Adorar es encontrar a Jesús sin la lista de peticiones, pero con la única solicitud de estar con Él. Es descubrir que la alegría y la paz crecen con la alabanza y la acción de gracias. Cuando adoramos permitimos que Jesús nos sane y nos cambie. Adorando damos al Señor la oportunidad de transformarnos con su amor, de iluminar nuestra oscuridad, de darnos fuerza en la debilidad y valentía en las pruebas. Adorar es ir a lo esencial: es el camino para desintoxicarse de muchas cosas inútiles, de dependencias que anestesian el corazón y aturden la mente. Adorando, de hecho, se aprende a rechazar lo que no debe ser adorado: el dios dinero, el dios consumo, el dios placer, el dios éxito, nuestro yo erigido en dios. Adorar es hacerse pequeño en presencia del Altísimo, para descubrir ante Él que la grandeza de la vida no consiste en tener, sino en amar. Adorar es redescubrirnos hermanos y hermanas frente al misterio del amor que supera toda distancia: es obtener el bien de la fuente, es encontrar en el Dios cercano la valentía para aproximarnos a los demás. Adorar es saber guardar silencio ante el Verbo divina, para aprender a decir palabras que no hieren, sino que consuelan.

Adorar es un gesto de amor que cambia la vida. Es actuar como los Magos: es traer al Señor el oro, para decirle que nada es más precioso que Él; es ofrecerle incienso, para decirle que sólo con Él nuestra vida se eleva hacia lo alto; es presentarle la mirra, con la que se ungían los cuerpos heridos y destrozados, para prometer a Jesús el socorro a nuestro prójimo marginado y sufriente, porque allí está Él. Usualmente sabemos orar — pedimos, agradecemos al Señor —, pero la Iglesia debe ir aún más allá con la oración de adoración, debemos crecer en la adoración. Es una sabiduría que debemos aprender todos los días. Orar adorando: la oración de adoración.

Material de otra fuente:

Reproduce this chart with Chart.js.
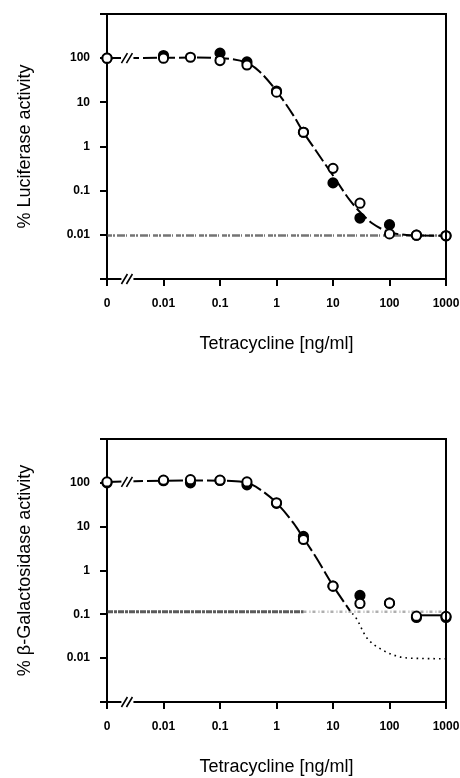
<!DOCTYPE html>
<html>
<head>
<meta charset="utf-8">
<script src="https://cdn.jsdelivr.net/npm/chart.js@4.4.0/dist/chart.umd.min.js"></script>
<style>
  body { margin: 0; background: #fff; }
  #wrap { position: relative; width: 460px; height: 778px; }
  canvas { position: absolute; left: 0; }
</style>
</head>
<body>
<div id="wrap">
  <canvas id="lucChart" width="460" height="389" style="top:0"></canvas>
  <canvas id="galChart" width="460" height="389" style="top:389px"></canvas>
</div>
<script>
// axis ticks (0 tetracycline is plotted at the 0.001 position)
const doseTicks = [0.001, 0.01, 0.1, 1, 10, 100, 1000];
const doseTickLabels = ['0', '0.01', '0.1', '1', '10', '100', '1000'];
const activityTicks = [0.001, 0.01, 0.1, 1, 10, 100, 1000];
const activityTickLabels = ['', '0.01', '0.1', '1', '10', '100', ''];

// Luciferase panel
const lucOpenDose = [0.001, 0.01, 0.03, 0.1, 0.3, 1, 3, 10, 30, 100, 300, 1000];
const lucOpenValue = [100, 100, 105, 88, 70, 17, 2.1, 0.32, 0.052, 0.0105, 0.0098, 0.0095];
const lucFilledDose = [0.001, 0.01, 0.1, 0.3, 1, 3, 10, 30, 100, 300, 1000];
const lucFilledValue = [100, 115, 130, 82, 18, 2.1, 0.15, 0.024, 0.017, 0.0098, 0.0095];
const lucCurveDose = [0.001, 0.01, 0.03, 0.1, 0.3, 0.5, 1, 2, 3, 5, 10, 20, 30, 50, 100, 200, 300, 1000];
const lucCurveValue = [100, 102, 103, 100, 78, 50, 18, 5, 2.1, 0.8, 0.22, 0.06, 0.033, 0.018, 0.0115, 0.0099, 0.0097, 0.0095];
const lucBackground = 0.0097;

// beta-Galactosidase panel
const galOpenDose = [0.001, 0.01, 0.03, 0.1, 0.3, 1, 3, 10, 30, 100, 300, 1000];
const galOpenValue = [105, 115, 118, 115, 105, 35, 5.1, 0.44, 0.177, 0.18, 0.091, 0.09];
const galFilledDose = [0.001, 0.01, 0.03, 0.1, 0.3, 1, 3, 10, 30, 100, 300, 1000];
const galFilledValue = [100, 112, 100, 113, 90, 34, 6, 0.44, 0.27, 0.18, 0.085, 0.085];
const galCurveDose = [0.001, 0.01, 0.03, 0.1, 0.3, 0.5, 1, 2, 3, 5, 10, 20];
const galCurveValue = [105, 112, 113, 112, 100, 72, 35, 12, 5.5, 2, 0.45, 0.12];
const galTailDose = [300, 1000];
const galTailValue = [0.095, 0.095];
const galDottedDose = [22, 26, 39, 78, 153, 300, 1000];
const galDottedValue = [0.105, 0.08, 0.03, 0.015, 0.0107, 0.0099, 0.0097];
const galBackground = 0.115;

const FONT = '"Liberation Sans", Arial, Helvetica, sans-serif';
const BREAK_AT = 0.0023;

function pts(xs, ys) {
    return xs.map((x, i) => ({x: x, y: ys[i]}));
}

function flat(value) {
    return [{x: doseTicks[0], y: value}, {x: doseTicks[doseTicks.length - 1], y: value}];
}

// box edges and the // breaks on the x axis and the curve
const framePlugin = {
    id: 'frame',
    afterDraw(chart, args, opts) {
        const {ctx, chartArea: a, scales: {x, y}} = chart;
        ctx.save();
        ctx.strokeStyle = '#000';
        ctx.lineWidth = 2;
        ctx.beginPath();
        ctx.moveTo(a.left, a.top);
        ctx.lineTo(a.right, a.top);
        ctx.lineTo(a.right, a.bottom);
        ctx.stroke();
        const bx = x.getPixelForValue(BREAK_AT);
        [a.bottom, y.getPixelForValue(opts.curveStart)].forEach(py => {
            ctx.fillStyle = '#fff';
            ctx.fillRect(bx - 6, py - 2, 12, 4);
            ctx.lineWidth = 1.6;
            ctx.beginPath();
            [-3, 2].forEach(dx => {
                ctx.moveTo(bx + dx - 3, py + 5);
                ctx.lineTo(bx + dx + 3, py - 5);
            });
            ctx.stroke();
        });
        ctx.restore();
    }
};

function markers(data, fill, order) {
    return {
        data: data, showLine: false, order: order, clip: false,
        pointRadius: 4.6, pointBorderWidth: 2,
        pointBackgroundColor: fill, pointBorderColor: '#000'
    };
}

function line(data, color, width, dash, order) {
    return {
        data: data, showLine: true, order: order, clip: false,
        pointRadius: 0, borderColor: color, borderWidth: width, borderDash: dash,
        cubicInterpolationMode: 'monotone'
    };
}

function makeChart(id, yTitle, datasets, curveStart, padTop, xHeight, xTitlePad) {
    return new Chart(document.getElementById(id), {
        type: 'scatter',
        data: {datasets: datasets},
        plugins: [framePlugin],
        options: {
            responsive: false,
            animation: false,
            events: [],
            layout: {padding: {top: padTop, right: 14, left: 0, bottom: 0}},
            plugins: {
                legend: {display: false},
                tooltip: {enabled: false},
                frame: {curveStart: curveStart}
            },
            scales: {
                x: {
                    type: 'logarithmic', min: 0.001, max: 1000,
                    afterBuildTicks: s => { s.ticks = doseTicks.map(v => ({value: v})); },
                    afterFit: s => { s.height = xHeight; s.paddingLeft = 0; s.paddingRight = 0; },
                    grid: {drawOnChartArea: false, color: '#000', lineWidth: 2, tickLength: 7},
                    border: {color: '#000', width: 2},
                    ticks: {
                        autoSkip: false, maxRotation: 0, padding: 10, color: '#000',
                        font: {family: FONT, size: 12, weight: 'bold'},
                        callback: (v, i) => doseTickLabels[i]
                    },
                    title: {
                        display: true, text: 'Tetracycline [ng/ml]', color: '#000',
                        font: {family: FONT, size: 18}, padding: {top: 0, bottom: xTitlePad}
                    }
                },
                y: {
                    type: 'logarithmic', min: 0.001, max: 1000,
                    afterBuildTicks: s => { s.ticks = activityTicks.map(v => ({value: v})); },
                    afterFit: s => { s.width = 107; s.paddingTop = 0; s.paddingBottom = 0; },
                    grid: {drawOnChartArea: false, color: '#000', lineWidth: 2, tickLength: 7},
                    border: {color: '#000', width: 2},
                    ticks: {
                        autoSkip: false, padding: 10, color: '#000',
                        font: {family: FONT, size: 12, weight: 'bold'},
                        callback: (v, i) => activityTickLabels[i]
                    },
                    title: {
                        display: true, text: yTitle, color: '#000',
                        font: {family: FONT, size: 18}, padding: {top: 14, bottom: 0}
                    }
                }
            }
        }
    });
}

makeChart('lucChart', '% Luciferase activity', [
    markers(pts(lucOpenDose, lucOpenValue), '#fff', 0),
    markers(pts(lucFilledDose, lucFilledValue), '#000', 1),
    line(pts(lucCurveDose, lucCurveValue), '#000', 2, [14, 4], 2),
    line(flat(lucBackground), 'rgba(70,70,70,0.75)', 2.5, [5, 1, 2, 2, 8, 1, 1, 3], 3)
], lucCurveValue[0], 14, 110, 34);

makeChart('galChart', '% \u03b2-Galactosidase activity', [
    markers(pts(galOpenDose, galOpenValue), '#fff', 0),
    markers(pts(galFilledDose, galFilledValue), '#000', 1),
    line(pts(galCurveDose, galCurveValue), '#000', 2, [16, 4], 2),
    line(pts(galTailDose, galTailValue), '#000', 2, [], 2),
    line(pts(galDottedDose, galDottedValue), '#000', 1.6, [1.6, 4], 2),
    line(pts([doseTicks[0], 3], [galBackground, galBackground]), 'rgba(50,50,50,0.8)', 3, [6, 1, 3, 1], 3),
    line(pts([3, doseTicks[doseTicks.length - 1]], [galBackground, galBackground]), 'rgba(110,110,110,0.55)', 2.5, [3, 3, 1, 2], 3)
], galCurveValue[0], 50, 76, 0);
</script>
</body>
</html>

Queridos hermanos y hermanas, hoy cada uno de nosotros puede preguntarse: “¿Soy un cristiano adorador?” Muchos cristianos que oran no saben adorar. Hagámonos esta pregunta. ¿Encontramos tiempos para la adoración en nuestros días y creamos espacios para la adoración en nuestras comunidades? Está en nosotros, como Iglesia, poner en práctica las palabras que rezamos hoy en el Salmo: “Que te adoren, Señor, todos los pueblos de la tierra”. Adorando, nosotros también descubriremos, como los Magos, el sentido de nuestro camino. Y, como los Magos, experimentaremos una «alegría grandísima» (Mt 2, 10).